なんてつメモ

どうってことない日々のあれこれ

ヤコブへの手紙

2009年 フィンランド 時間:75分 配給:アルシネテラン
監督:クラウス・ハロ 出演:カーリナ・ハザード/ヘイッキ・ノウシアイネン/ユッカ・ケイノネン

シネ・リーブル神戸にて

勝手に心温まるお話だと思って観たら、後半滂沱の涙を流しながら観てしまう羽目に。もう、今のうちに今年のベスト1に決定したい。真摯なるもの、善意なるものを目の当たりにすると、人間って懺悔の思いが込み上げてしまうものなのかもしれない、少なくとも私はそんな思いで観た。

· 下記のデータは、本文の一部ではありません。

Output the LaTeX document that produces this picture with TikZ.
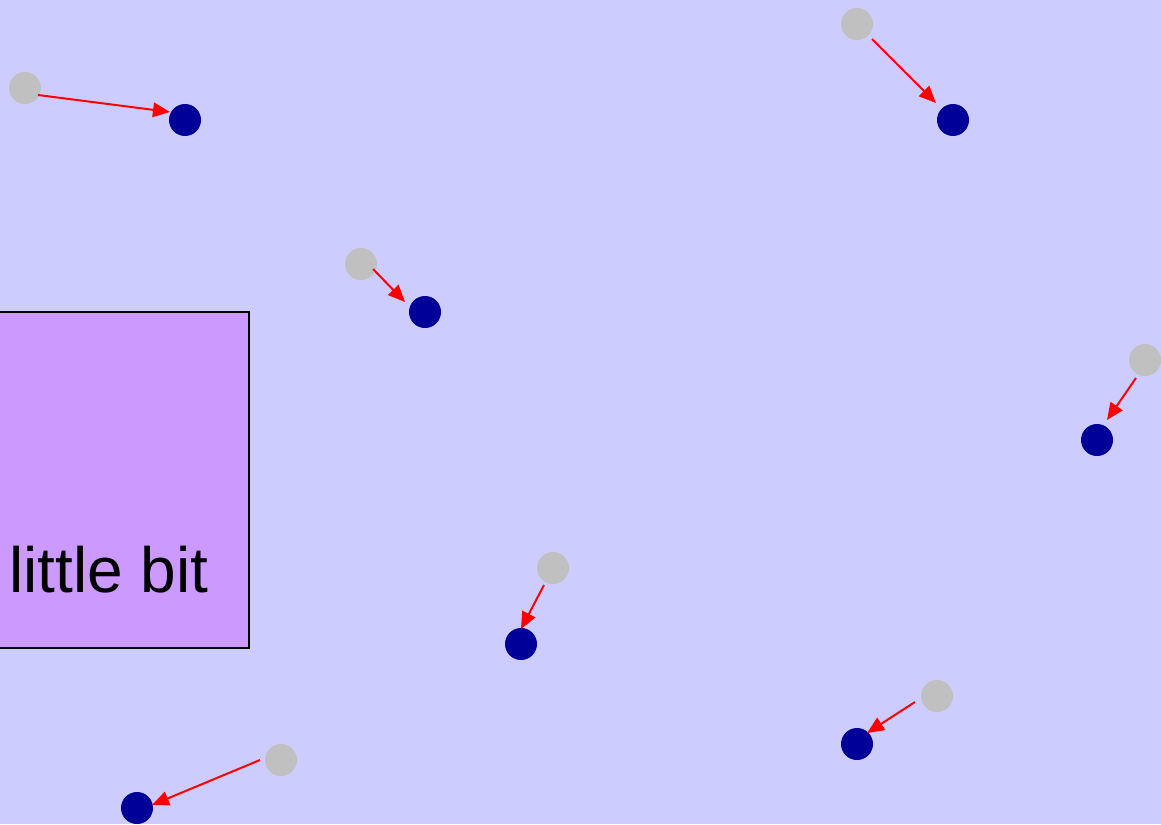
\documentclass[tikz,border=0pt]{standalone}
\usepackage{fontspec}
\setmainfont{Liberation Sans}
\usetikzlibrary{arrows.meta,calc}
\definecolor{bgc}{HTML}{CCCCFF}
\definecolor{boxc}{HTML}{CC99FF}
\definecolor{grayc}{HTML}{C0C0C0}
\definecolor{bluec}{HTML}{000099}
\tikzset{
  oldpt/.style={circle,fill=grayc,minimum size=32pt,inner sep=0pt,outer sep=0pt},
  newpt/.style={circle,fill=bluec,minimum size=32pt,inner sep=0pt,outer sep=0pt},
  move/.style={draw=red,line width=2pt,-{Triangle[length=17pt,width=14.5pt]}}
}
\begin{document}
\begin{tikzpicture}[x=1pt,y=-1pt]
\useasboundingbox (0,0) rectangle (1161,824);
\clip (0,0) rectangle (1161,824);
\fill[bgc] (0,0) rectangle (1161,824);
\node[draw=black,line width=1.5pt,fill=boxc,minimum width=280pt,minimum height=336pt,inner sep=0pt] (box) at (109,480) {};
\node[anchor=base west,inner sep=0pt,font=\fontsize{64}{70}\selectfont] (lbl) at (9,592) {little bit};
\node[oldpt] (g1) at (25,88) {};
\node[newpt] (b1) at (185,120) {};
\node[oldpt] (g2) at (857,24) {};
\node[newpt] (b2) at (953,120) {};
\node[oldpt] (g3) at (361,264) {};
\node[newpt] (b3) at (425,312) {};
\node[oldpt] (g4) at (1145,360) {};
\node[newpt] (b4) at (1097,440) {};
\node[oldpt] (g5) at (553,568) {};
\node[newpt] (b5) at (521,644) {};
\node[oldpt] (g6) at (937,696) {};
\node[newpt] (b6) at (857,744) {};
\node[oldpt] (g7) at (281,760) {};
\node[newpt] (b7) at (137,808) {};
\coordinate (s1) at ($(g1)+(13,7)$);   \coordinate (t1) at ($(b1)+(-15,-8)$);
\coordinate (s2) at ($(g2)+(15,15)$);  \coordinate (t2) at ($(b2)+(-17,-17)$);
\coordinate (s3) at ($(g3)+(12,5)$);   \coordinate (t3) at ($(b3)+(-20,-10)$);
\coordinate (s4) at ($(g4)+(-9,18)$);  \coordinate (t4) at ($(b4)+(10,-20)$);
\coordinate (s5) at ($(g5)+(-9,17)$);  \coordinate (t5) at ($(b5)+(0,-15)$);
\coordinate (s6) at ($(g6)+(-22,6)$);  \coordinate (t6) at ($(b6)+(10,-11)$);
\coordinate (s7) at ($(g7)+(-21,0)$);  \coordinate (t7) at ($(b7)+(15,-3)$);
\foreach \i in {1,...,7}{
  \draw[move] (s\i) -- (t\i);
}
\end{tikzpicture}
\end{document}
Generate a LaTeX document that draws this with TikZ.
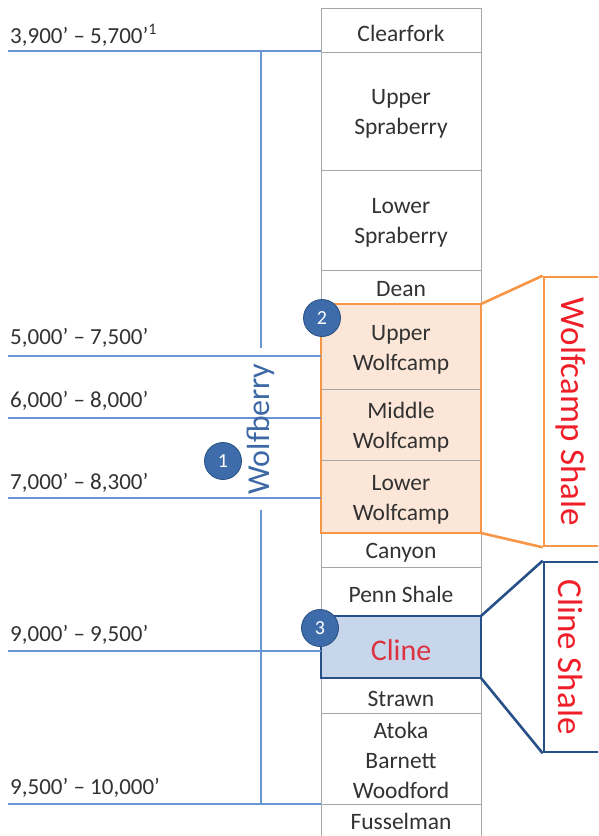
\documentclass[tikz,border=0pt]{standalone}
\usepackage{fontspec}
\setmainfont{Carlito}
\definecolor{gridgray}{RGB}{166,166,166}
\definecolor{txtgray}{RGB}{50,50,50}
\definecolor{lineblue}{RGB}{104,150,210}
\definecolor{wbblue}{RGB}{60,104,165}
\definecolor{orng}{RGB}{247,150,70}
\definecolor{orngfill}{RGB}{252,230,215}
\definecolor{dkblue}{RGB}{38,80,135}
\definecolor{bluefill}{RGB}{200,214,235}
\definecolor{shalered}{RGB}{240,30,40}
\definecolor{clinered}{RGB}{220,50,65}
\definecolor{circfill}{RGB}{62,108,170}
\definecolor{circedge}{RGB}{40,80,130}
\begin{document}
\begin{tikzpicture}[x=1pt,y=-1pt,
  layer/.style={draw=gridgray,line width=0.9pt,minimum width=160pt,inner sep=0pt,outer sep=0pt},
  wclayer/.style={layer,fill=orngfill},
  rowtxt/.style={align=center,inner sep=0pt,text=txtgray,font=\fontsize{23.5}{30}\selectfont},
  depthlbl/.style={anchor=west,inner sep=0pt,text=txtgray,font=\fontsize{23}{27}\selectfont},
  depthline/.style={draw=lineblue,line width=1.3pt},
  numcirc/.style={circle,fill=circfill,draw=circedge,line width=0.8pt,minimum size=37pt,inner sep=0pt,
    text=white,font=\fontsize{20}{24}\selectfont},
  orngline/.style={draw=orng,line width=2.6pt,line join=miter},
  blueline/.style={draw=dkblue,line width=2.6pt,line join=miter},
  shaletxt/.style={text=shalered,inner sep=0pt,font=\fontsize{35}{40}\selectfont}
]
\clip (0,0) rectangle (598,836);
\fill[white] (0,0) rectangle (598,836);

% column boxes
\node[layer,minimum height=44pt] (clear) at (401,30) {};
\node[layer,minimum height=118pt] (usp) at (401,111) {};
\node[layer,minimum height=100pt] (lsp) at (401,220) {};
\node[layer,minimum height=34pt] (dean) at (401,287) {};
\node[wclayer,minimum height=85pt] (uw) at (401,346.5) {};
\node[wclayer,minimum height=71pt] (mw) at (401,424.5) {};
\node[wclayer,minimum height=73pt] (lw) at (401,496.5) {};
\node[layer,minimum height=34pt] (canyon) at (401,550) {};
\node[layer,minimum height=49pt] (penn) at (401,591.5) {};
\node[layer,fill=bluefill,minimum height=62pt] (cline) at (401,647) {};
\node[layer,minimum height=35pt] (strawn) at (401,695.5) {};
\node[layer,minimum height=91pt] (atoka) at (401,758.5) {};
\node[layer,minimum height=40pt] (fuss) at (401,824) {};

% column texts
\node[rowtxt] (tclear) at ([yshift=-3pt]clear.center) {Clearfork};
\node[rowtxt] (tusp) at ([yshift=-3pt]usp.center) {Upper\\Spraberry};
\node[rowtxt] (tlsp) at ([yshift=-3pt]lsp.center) {Lower\\Spraberry};
\node[rowtxt] (tdean) at ([yshift=-2pt]dean.center) {Dean};
\node[rowtxt] (tuw) at ([yshift=-3pt]uw.center) {Upper\\Wolfcamp};
\node[rowtxt] (tmw) at ([yshift=-3pt]mw.center) {Middle\\Wolfcamp};
\node[rowtxt] (tlw) at ([yshift=-3pt]lw.center) {Lower\\Wolfcamp};
\node[rowtxt] (tcanyon) at ([yshift=-3pt]canyon.center) {Canyon};
\node[rowtxt] (tpenn) at ([yshift=-3pt]penn.center) {Penn Shale};
\node[rowtxt,text=clinered,font=\fontsize{30}{34}\selectfont] (tcline) at ([yshift=-3pt]cline.center) {Cline};
\node[rowtxt] (tstrawn) at ([yshift=-3pt]strawn.center) {Strawn};
\node[rowtxt] (tatoka) at ([yshift=-2pt]atoka.center) {Atoka\\Barnett\\Woodford};
\node[rowtxt] (tfuss) at (401,821) {Fusselman};

% highlighted borders
\draw[orngline] (uw.north west) rectangle (lw.south east);
\draw[blueline] (cline.north west) rectangle (cline.south east);

% callouts
\node[draw=orng,line width=2.6pt,minimum width=56pt,minimum height=269pt,inner sep=0pt] (wsb) at (572,411.5) {};
\draw[orngline] (uw.north east) -- (wsb.north west);
\draw[orngline] (lw.south east) -- (wsb.south west);
\node[shaletxt,rotate=-90] (wst) at (571,412) {Wolfcamp Shale};

\node[draw=dkblue,line width=2.6pt,minimum width=56pt,minimum height=190pt,inner sep=0pt] (csb) at (572,657) {};
\draw[blueline] (cline.north east) -- (csb.north west);
\draw[blueline] (cline.south east) -- (csb.south west);
\node[shaletxt,rotate=-90] (cst) at (571,657) {Cline Shale};

% depth labels and lines
\node[depthlbl] (l1) at (10,35) {3,900’ – 5,700’\textsuperscript{1}};
\node[depthlbl] (l2) at (10,338) {5,000’ – 7,500’};
\node[depthlbl] (l3) at (10,401) {6,000’ – 8,000’};
\node[depthlbl] (l4) at (10,483) {7,000’ – 8,300’};
\node[depthlbl] (l5) at (10,635) {9,000’ – 9,500’};
\node[depthlbl] (l6) at (10,788) {9,500’ – 10,000’};
\coordinate (d1) at (8,51);
\coordinate (d2) at (8,356);
\coordinate (d3) at (8,418);
\coordinate (d4) at (8,498);
\coordinate (d5) at (8,651);
\coordinate (d6) at (8,804);
\foreach \d in {d1,d2,d3,d4,d5,d6} {\draw[depthline] (\d) -- (\d -| clear.west);}

% Wolfberry bracket
\coordinate (bt) at (261,51);
\coordinate (bb) at (261,804);
\node[rotate=90,text=wbblue,inner sep=0pt,inner xsep=15pt,font=\fontsize{32}{36}\selectfont] (wb) at (261,429) {Wolfberry};
\draw[depthline] (bt) -- (wb.east);
\draw[depthline] (wb.west) -- (bb);
\draw[depthline] ([xshift=-15pt]bt) -- ([xshift=15pt]bt);
\draw[depthline] ([xshift=-15pt]bb) -- ([xshift=15pt]bb);

% numbered circles
\node[numcirc] (c1) at (223,461) {1};
\node[numcirc] (c2) at (322,318) {2};
\node[numcirc] (c3) at (320,628) {3};
\end{tikzpicture}
\end{document}
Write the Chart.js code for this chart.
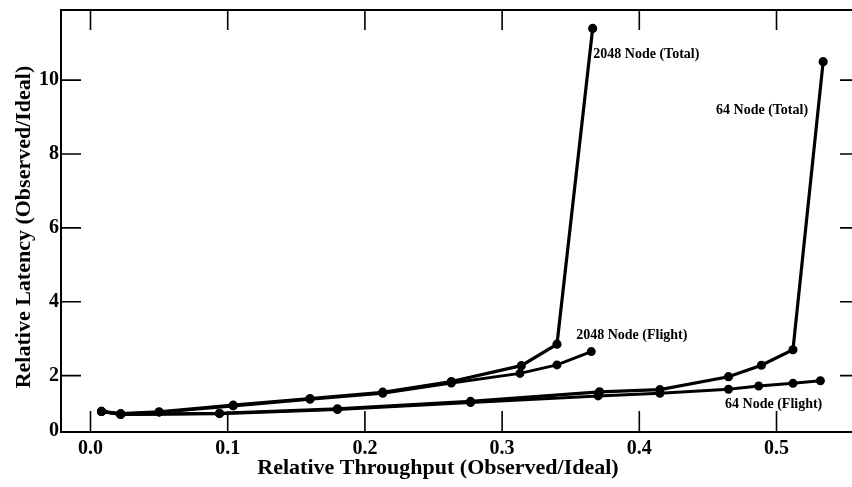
<!DOCTYPE html>
<html>
<head>
<meta charset="utf-8">
<script src="https://cdn.jsdelivr.net/npm/chart.js@4.4.1/dist/chart.umd.min.js"></script>
<style>
  body { margin: 0; background: #fff; }
</style>
</head>
<body>
<canvas id="myChart" width="852" height="487"></canvas>
<script>
// values
var xTicks = [0.0, 0.1, 0.2, 0.3, 0.4, 0.5];
var yTicks = [0.5, 2, 4, 6, 8, 10];
var yTickLabels = ["0", "2", "4", "6", "8", "10"];

var total2048X = [0.008, 0.022, 0.05, 0.104, 0.16, 0.213, 0.263, 0.314, 0.340, 0.366];
var total2048Y = [1.03, 0.97, 1.02, 1.2, 1.38, 1.55, 1.84, 2.27, 2.85, 11.4];

var flight2048X = [0.008, 0.022, 0.05, 0.104, 0.16, 0.213, 0.263, 0.313, 0.340, 0.365];
var flight2048Y = [1.03, 0.96, 1.01, 1.18, 1.36, 1.52, 1.8, 2.06, 2.29, 2.65];

var total64X = [0.008, 0.022, 0.094, 0.18, 0.277, 0.371, 0.415, 0.465, 0.489, 0.512, 0.534];
var total64Y = [1.03, 0.95, 0.98, 1.1, 1.3, 1.56, 1.62, 1.97, 2.28, 2.7, 10.5];

var flight64X = [0.008, 0.022, 0.094, 0.18, 0.277, 0.370, 0.415, 0.465, 0.487, 0.512, 0.532];
var flight64Y = [1.03, 0.95, 0.97, 1.08, 1.27, 1.45, 1.52, 1.63, 1.72, 1.79, 1.86];

var seriesLabels = ["2048 Node (Total)", "2048 Node (Flight)", "64 Node (Total)", "64 Node (Flight)"];
var xTitle = "Relative Throughput (Observed/Ideal)";
var yTitle = "Relative Latency (Observed/Ideal)";

function toPoints(xs, ys) {
  return xs.map(function (x, i) { return { x: x, y: ys[i] }; });
}

function lineSet(label, xs, ys, width) {
  return {
    label: label,
    data: toPoints(xs, ys),
    showLine: true,
    borderColor: "#000",
    backgroundColor: "#000",
    borderWidth: width,
    pointRadius: 3,
    pointHoverRadius: 3,
    tension: 0
  };
}

// where each curve label sits, in data units
var labelSpots = [
  { text: seriesLabels[0], x: 0.3665, y: 10.7, align: "left" },
  { text: seriesLabels[1], x: 0.354, y: 3.1, align: "left" },
  { text: seriesLabels[2], x: 0.523, y: 9.19, align: "right" },
  { text: seriesLabels[3], x: 0.4625, y: 1.23, align: "left" }
];

var serif = "'Liberation Serif', 'DejaVu Serif', serif";

var frameAndLabels = {
  id: "frameAndLabels",
  afterDraw: function (chart) {
    var ctx = chart.ctx;
    var a = chart.chartArea;
    var xs = chart.scales.x;
    var ys = chart.scales.y;
    var edge = chart.width;
    ctx.save();
    ctx.strokeStyle = "#000";
    ctx.lineWidth = 2;
    ctx.beginPath();
    ctx.moveTo(edge, a.top);
    ctx.lineTo(a.left, a.top);
    ctx.lineTo(a.left, a.bottom + 1);
    ctx.lineTo(edge, a.bottom + 1);
    ctx.stroke();

    // inward tick marks on all four sides
    ctx.lineWidth = 1.6;
    ctx.beginPath();
    xTicks.forEach(function (v) {
      var px = xs.getPixelForValue(v);
      ctx.moveTo(px, a.bottom);
      ctx.lineTo(px, a.bottom - 20);
      ctx.moveTo(px, a.top);
      ctx.lineTo(px, a.top + 20);
    });
    yTicks.slice(1).forEach(function (v) {
      var py = ys.getPixelForValue(v);
      ctx.moveTo(a.left, py);
      ctx.lineTo(a.left + 20, py);
      ctx.moveTo(edge, py);
      ctx.lineTo(edge - 12, py);
    });
    ctx.stroke();

    ctx.fillStyle = "#000";
    ctx.font = "bold 14px " + serif;
    ctx.textBaseline = "middle";
    labelSpots.forEach(function (s) {
      ctx.textAlign = s.align;
      ctx.fillText(s.text, xs.getPixelForValue(s.x), ys.getPixelForValue(s.y));
    });

    // axis titles
    ctx.font = "bold 22px " + serif;
    ctx.textAlign = "center";
    ctx.fillText(xTitle, 438, 468);
    ctx.translate(24, 227);
    ctx.rotate(-Math.PI / 2);
    ctx.fillText(yTitle, 0, 0);
    ctx.restore();
  }
};

var ctx = document.getElementById("myChart").getContext("2d");
new Chart(ctx, {
  type: "scatter",
  data: {
    datasets: [
      lineSet(seriesLabels[0], total2048X, total2048Y, 3.2),
      lineSet(seriesLabels[1], flight2048X, flight2048Y, 3),
      lineSet(seriesLabels[2], total64X, total64Y, 3.2),
      lineSet(seriesLabels[3], flight64X, flight64Y, 3)
    ]
  },
  options: {
    responsive: false,
    animation: false,
    layout: { padding: { top: 10, right: 0, left: 0, bottom: 0 } },
    plugins: {
      legend: { display: false },
      tooltip: { enabled: false }
    },
    scales: {
      x: {
        type: "linear",
        min: -0.0215,
        max: 0.5505,
        afterFit: function (scale) {
          scale.height = 56;
          scale.paddingLeft = 0;
          scale.paddingRight = 0;
        },
        afterBuildTicks: function (scale) {
          scale.ticks = xTicks.map(function (v) { return { value: v }; });
        },
        grid: { display: false, drawTicks: false },
        border: { display: false },
        ticks: {
          color: "#000",
          padding: 6,
          font: { family: serif, size: 20, weight: "bold" },
          callback: function (v) { return v.toFixed(1); }
        }
      },
      y: {
        type: "linear",
        min: 0.5,
        max: 11.9,
        afterFit: function (scale) {
          scale.width = 61;
          scale.paddingTop = 0;
          scale.paddingBottom = 0;
        },
        afterBuildTicks: function (scale) {
          scale.ticks = yTicks.map(function (v) { return { value: v }; });
        },
        grid: { display: false, drawTicks: false },
        border: { display: false },
        ticks: {
          color: "#000",
          padding: 2,
          font: { family: serif, size: 20, weight: "bold" },
          callback: function (v) { return yTickLabels[yTicks.indexOf(v)]; }
        }
      }
    }
  },
  plugins: [frameAndLabels]
});
</script>
</body>
</html>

登場人物もシンプルに3人。牧師と恩赦を受けた元終身刑囚レイラと郵便配達人。最後まで郵便配達人の言動が不可思議なまま終わってしまうのが意味深。聖書に彼みたいな存在が出てくるのかしら。

老牧師は子供の時から盲目らしく、それでも聖書をすべて暗記して、聖書の言葉を人々に伝えるのが職務だと思っている。彼宛に届く手紙にも、祈りを込めて言葉を探し出す。そんな彼の生活は清貧そのもの。つつましい生活ぶりにこれこそが信仰というものなのかと思う。彼は彼に手紙を送っている人たちのために、彼を必要としてくれる人のために文字通り全てをささげているのだろう。それがある日を境にぷつりと手紙が途絶える。それからは、彼は萎れきってしまい、ただの弱り果てた老人になってしまう。レイラの言動にとどめをさされたかと思ったら、それでもレイラに優しい言葉をかける。私はここでレイラが改心して、牧師に親身になって手助けをするのかと思っていたのに、そんなに甘っちょろい話ではなかった。

終盤で、レイラが何の罪で罰せられて、牧師はどうして彼女を受け入れたのか、祈り続けたことが明かされるのだが、そこで彼らの立場が対等になったというか、救い救われるという関係じゃなくて、お互いが必要としている関係になる場面にとても心を打たれた。そのあと、牧師がレイラにかける言葉は、友人としての言葉だと思う。

少し謎を残したまま終わってしまうのだが、人それぞれの善意があるだろうし、善意を表す行動も人それぞれ違うこともあるのでは、と思った。赦しが最大のテーマなのかも。レイラの無骨な表情とぶっきらぼうな声がたまらない。